All of the listing below must be repeated word for word. Pictures are the only thing to omit.
>> START DATASET CONTENT
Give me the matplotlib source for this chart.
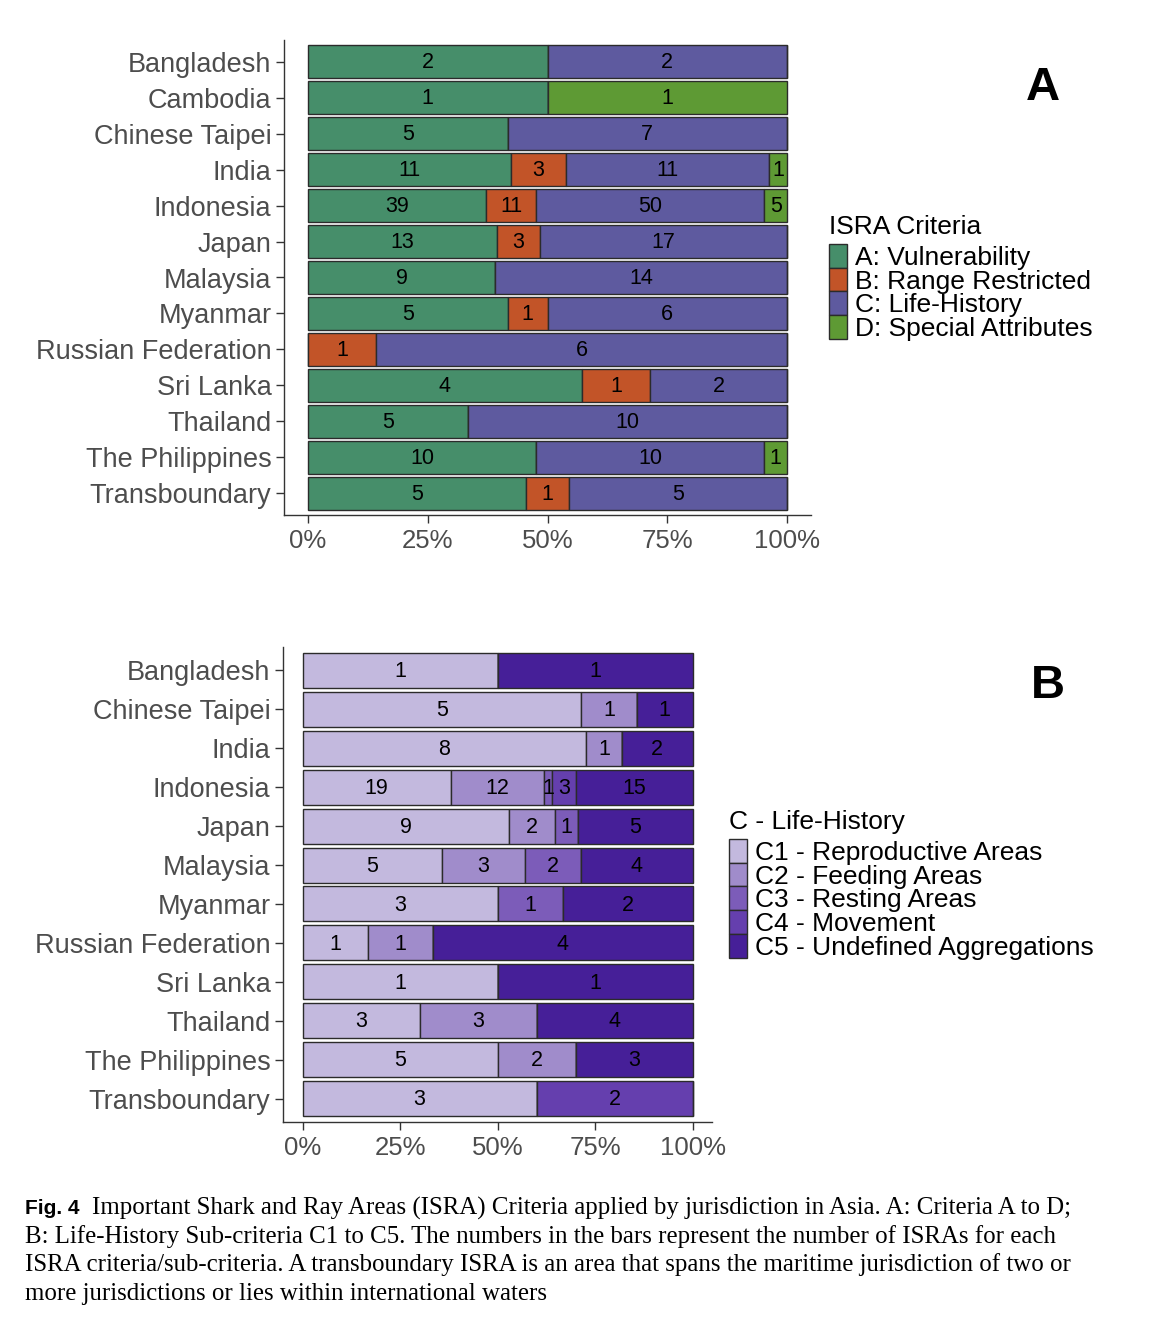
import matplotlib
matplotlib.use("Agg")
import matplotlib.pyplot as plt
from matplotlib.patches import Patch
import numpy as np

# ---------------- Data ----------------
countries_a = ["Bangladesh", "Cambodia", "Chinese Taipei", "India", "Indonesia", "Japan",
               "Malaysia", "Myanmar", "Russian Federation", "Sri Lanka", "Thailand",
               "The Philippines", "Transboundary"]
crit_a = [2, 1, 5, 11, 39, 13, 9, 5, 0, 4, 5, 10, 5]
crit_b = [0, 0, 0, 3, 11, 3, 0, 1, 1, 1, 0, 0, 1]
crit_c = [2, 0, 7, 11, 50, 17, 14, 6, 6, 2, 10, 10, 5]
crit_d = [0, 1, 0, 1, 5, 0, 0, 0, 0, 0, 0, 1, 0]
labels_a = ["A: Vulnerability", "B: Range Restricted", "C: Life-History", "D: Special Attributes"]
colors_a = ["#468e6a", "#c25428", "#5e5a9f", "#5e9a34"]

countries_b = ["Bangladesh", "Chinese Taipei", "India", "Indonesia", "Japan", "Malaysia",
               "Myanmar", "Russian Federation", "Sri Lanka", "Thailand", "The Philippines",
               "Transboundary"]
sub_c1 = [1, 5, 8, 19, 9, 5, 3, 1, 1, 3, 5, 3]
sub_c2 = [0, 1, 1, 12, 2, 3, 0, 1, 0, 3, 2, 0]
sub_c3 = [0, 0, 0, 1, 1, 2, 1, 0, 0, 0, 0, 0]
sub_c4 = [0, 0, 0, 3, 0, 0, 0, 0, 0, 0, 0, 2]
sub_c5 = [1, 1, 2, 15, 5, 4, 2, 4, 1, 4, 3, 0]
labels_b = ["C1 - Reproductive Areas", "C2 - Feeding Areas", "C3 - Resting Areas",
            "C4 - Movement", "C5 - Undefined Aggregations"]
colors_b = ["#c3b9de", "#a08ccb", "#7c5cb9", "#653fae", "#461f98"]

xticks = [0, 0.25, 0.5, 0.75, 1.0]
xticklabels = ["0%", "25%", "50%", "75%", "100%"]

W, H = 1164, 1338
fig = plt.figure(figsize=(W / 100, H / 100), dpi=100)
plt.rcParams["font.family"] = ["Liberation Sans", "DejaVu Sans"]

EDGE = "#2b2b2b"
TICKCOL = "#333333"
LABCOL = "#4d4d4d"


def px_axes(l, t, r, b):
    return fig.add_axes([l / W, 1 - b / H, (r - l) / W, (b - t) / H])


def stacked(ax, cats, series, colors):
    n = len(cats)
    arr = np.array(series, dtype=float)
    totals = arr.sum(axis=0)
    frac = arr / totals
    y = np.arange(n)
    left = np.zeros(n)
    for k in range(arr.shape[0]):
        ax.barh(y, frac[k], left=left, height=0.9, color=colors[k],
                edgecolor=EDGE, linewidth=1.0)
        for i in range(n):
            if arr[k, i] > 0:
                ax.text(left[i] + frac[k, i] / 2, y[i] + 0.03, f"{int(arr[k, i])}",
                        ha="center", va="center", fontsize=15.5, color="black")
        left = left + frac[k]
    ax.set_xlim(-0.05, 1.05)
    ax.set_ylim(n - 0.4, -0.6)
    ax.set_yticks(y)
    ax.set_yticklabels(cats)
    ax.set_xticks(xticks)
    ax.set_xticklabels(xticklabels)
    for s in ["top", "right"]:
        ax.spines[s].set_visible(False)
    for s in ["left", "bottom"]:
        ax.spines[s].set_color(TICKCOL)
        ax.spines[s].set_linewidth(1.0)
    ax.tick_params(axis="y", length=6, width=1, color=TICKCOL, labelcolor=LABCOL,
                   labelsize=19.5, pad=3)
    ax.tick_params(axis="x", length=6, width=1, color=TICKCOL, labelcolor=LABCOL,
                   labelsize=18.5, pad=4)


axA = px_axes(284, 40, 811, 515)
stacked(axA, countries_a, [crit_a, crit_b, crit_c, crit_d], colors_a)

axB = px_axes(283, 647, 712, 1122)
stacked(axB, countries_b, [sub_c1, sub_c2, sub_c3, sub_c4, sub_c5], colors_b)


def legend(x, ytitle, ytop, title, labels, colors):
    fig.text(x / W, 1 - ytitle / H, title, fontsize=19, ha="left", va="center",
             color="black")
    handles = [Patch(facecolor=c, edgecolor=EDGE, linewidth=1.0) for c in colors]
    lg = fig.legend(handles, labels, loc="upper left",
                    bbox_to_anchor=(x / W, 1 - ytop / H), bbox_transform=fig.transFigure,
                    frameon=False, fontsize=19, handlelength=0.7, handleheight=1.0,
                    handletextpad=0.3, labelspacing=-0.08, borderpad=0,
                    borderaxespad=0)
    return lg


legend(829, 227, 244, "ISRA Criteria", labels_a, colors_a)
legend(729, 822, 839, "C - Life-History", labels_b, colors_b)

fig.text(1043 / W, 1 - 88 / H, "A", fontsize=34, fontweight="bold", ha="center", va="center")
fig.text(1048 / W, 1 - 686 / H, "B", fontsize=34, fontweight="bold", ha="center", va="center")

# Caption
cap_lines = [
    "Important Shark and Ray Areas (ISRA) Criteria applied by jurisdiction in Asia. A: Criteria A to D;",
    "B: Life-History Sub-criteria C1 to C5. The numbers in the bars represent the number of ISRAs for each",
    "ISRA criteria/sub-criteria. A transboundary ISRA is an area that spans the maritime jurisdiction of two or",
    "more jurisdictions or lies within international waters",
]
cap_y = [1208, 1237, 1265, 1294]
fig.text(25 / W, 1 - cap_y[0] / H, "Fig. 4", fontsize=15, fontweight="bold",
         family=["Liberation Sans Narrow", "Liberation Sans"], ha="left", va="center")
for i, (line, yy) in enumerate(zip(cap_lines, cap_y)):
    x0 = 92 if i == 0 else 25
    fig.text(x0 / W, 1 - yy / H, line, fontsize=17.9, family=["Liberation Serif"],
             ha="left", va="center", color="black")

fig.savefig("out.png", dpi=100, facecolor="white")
>> END DATASET CONTENT
* **RESPONSE TO THE EXERCISE**:
Give me the matplotlib source for this chart.
import matplotlib
matplotlib.use("Agg")
import matplotlib.pyplot as plt
from matplotlib.patches import Patch
import numpy as np

# ---------------- Data ----------------
countries_a = ["Bangladesh", "Cambodia", "Chinese Taipei", "India", "Indonesia", "Japan",
               "Malaysia", "Myanmar", "Russian Federation", "Sri Lanka", "Thailand",
               "The Philippines", "Transboundary"]
crit_a = [2, 1, 5, 11, 39, 13, 9, 5, 0, 4, 5, 10, 5]
crit_b = [0, 0, 0, 3, 11, 3, 0, 1, 1, 1, 0, 0, 1]
crit_c = [2, 0, 7, 11, 50, 17, 14, 6, 6, 2, 10, 10, 5]
crit_d = [0, 1, 0, 1, 5, 0, 0, 0, 0, 0, 0, 1, 0]
labels_a = ["A: Vulnerability", "B: Range Restricted", "C: Life-History", "D: Special Attributes"]
colors_a = ["#468e6a", "#c25428", "#5e5a9f", "#5e9a34"]

countries_b = ["Bangladesh", "Chinese Taipei", "India", "Indonesia", "Japan", "Malaysia",
               "Myanmar", "Russian Federation", "Sri Lanka", "Thailand", "The Philippines",
               "Transboundary"]
sub_c1 = [1, 5, 8, 19, 9, 5, 3, 1, 1, 3, 5, 3]
sub_c2 = [0, 1, 1, 12, 2, 3, 0, 1, 0, 3, 2, 0]
sub_c3 = [0, 0, 0, 1, 1, 2, 1, 0, 0, 0, 0, 0]
sub_c4 = [0, 0, 0, 3, 0, 0, 0, 0, 0, 0, 0, 2]
sub_c5 = [1, 1, 2, 15, 5, 4, 2, 4, 1, 4, 3, 0]
labels_b = ["C1 - Reproductive Areas", "C2 - Feeding Areas", "C3 - Resting Areas",
            "C4 - Movement", "C5 - Undefined Aggregations"]
colors_b = ["#c3b9de", "#a08ccb", "#7c5cb9", "#653fae", "#461f98"]

xticks = [0, 0.25, 0.5, 0.75, 1.0]
xticklabels = ["0%", "25%", "50%", "75%", "100%"]

W, H = 1164, 1338
fig = plt.figure(figsize=(W / 100, H / 100), dpi=100)
plt.rcParams["font.family"] = ["Liberation Sans", "DejaVu Sans"]

EDGE = "#2b2b2b"
TICKCOL = "#333333"
LABCOL = "#4d4d4d"


def px_axes(l, t, r, b):
    return fig.add_axes([l / W, 1 - b / H, (r - l) / W, (b - t) / H])


def stacked(ax, cats, series, colors):
    n = len(cats)
    arr = np.array(series, dtype=float)
    totals = arr.sum(axis=0)
    frac = arr / totals
    y = np.arange(n)
    left = np.zeros(n)
    for k in range(arr.shape[0]):
        ax.barh(y, frac[k], left=left, height=0.9, color=colors[k],
                edgecolor=EDGE, linewidth=1.0)
        for i in range(n):
            if arr[k, i] > 0:
                ax.text(left[i] + frac[k, i] / 2, y[i] + 0.03, f"{int(arr[k, i])}",
                        ha="center", va="center", fontsize=15.5, color="black")
        left = left + frac[k]
    ax.set_xlim(-0.05, 1.05)
    ax.set_ylim(n - 0.4, -0.6)
    ax.set_yticks(y)
    ax.set_yticklabels(cats)
    ax.set_xticks(xticks)
    ax.set_xticklabels(xticklabels)
    for s in ["top", "right"]:
        ax.spines[s].set_visible(False)
    for s in ["left", "bottom"]:
        ax.spines[s].set_color(TICKCOL)
        ax.spines[s].set_linewidth(1.0)
    ax.tick_params(axis="y", length=6, width=1, color=TICKCOL, labelcolor=LABCOL,
                   labelsize=19.5, pad=3)
    ax.tick_params(axis="x", length=6, width=1, color=TICKCOL, labelcolor=LABCOL,
                   labelsize=18.5, pad=4)


axA = px_axes(284, 40, 811, 515)
stacked(axA, countries_a, [crit_a, crit_b, crit_c, crit_d], colors_a)

axB = px_axes(283, 647, 712, 1122)
stacked(axB, countries_b, [sub_c1, sub_c2, sub_c3, sub_c4, sub_c5], colors_b)


def legend(x, ytitle, ytop, title, labels, colors):
    fig.text(x / W, 1 - ytitle / H, title, fontsize=19, ha="left", va="center",
             color="black")
    handles = [Patch(facecolor=c, edgecolor=EDGE, linewidth=1.0) for c in colors]
    lg = fig.legend(handles, labels, loc="upper left",
                    bbox_to_anchor=(x / W, 1 - ytop / H), bbox_transform=fig.transFigure,
                    frameon=False, fontsize=19, handlelength=0.7, handleheight=1.0,
                    handletextpad=0.3, labelspacing=-0.08, borderpad=0,
                    borderaxespad=0)
    return lg


legend(829, 227, 244, "ISRA Criteria", labels_a, colors_a)
legend(729, 822, 839, "C - Life-History", labels_b, colors_b)

fig.text(1043 / W, 1 - 88 / H, "A", fontsize=34, fontweight="bold", ha="center", va="center")
fig.text(1048 / W, 1 - 686 / H, "B", fontsize=34, fontweight="bold", ha="center", va="center")

# Caption
cap_lines = [
    "Important Shark and Ray Areas (ISRA) Criteria applied by jurisdiction in Asia. A: Criteria A to D;",
    "B: Life-History Sub-criteria C1 to C5. The numbers in the bars represent the number of ISRAs for each",
    "ISRA criteria/sub-criteria. A transboundary ISRA is an area that spans the maritime jurisdiction of two or",
    "more jurisdictions or lies within international waters",
]
cap_y = [1208, 1237, 1265, 1294]
fig.text(25 / W, 1 - cap_y[0] / H, "Fig. 4", fontsize=15, fontweight="bold",
         family=["Liberation Sans Narrow", "Liberation Sans"], ha="left", va="center")
for i, (line, yy) in enumerate(zip(cap_lines, cap_y)):
    x0 = 92 if i == 0 else 25
    fig.text(x0 / W, 1 - yy / H, line, fontsize=17.9, family=["Liberation Serif"],
             ha="left", va="center", color="black")

fig.savefig("out.png", dpi=100, facecolor="white")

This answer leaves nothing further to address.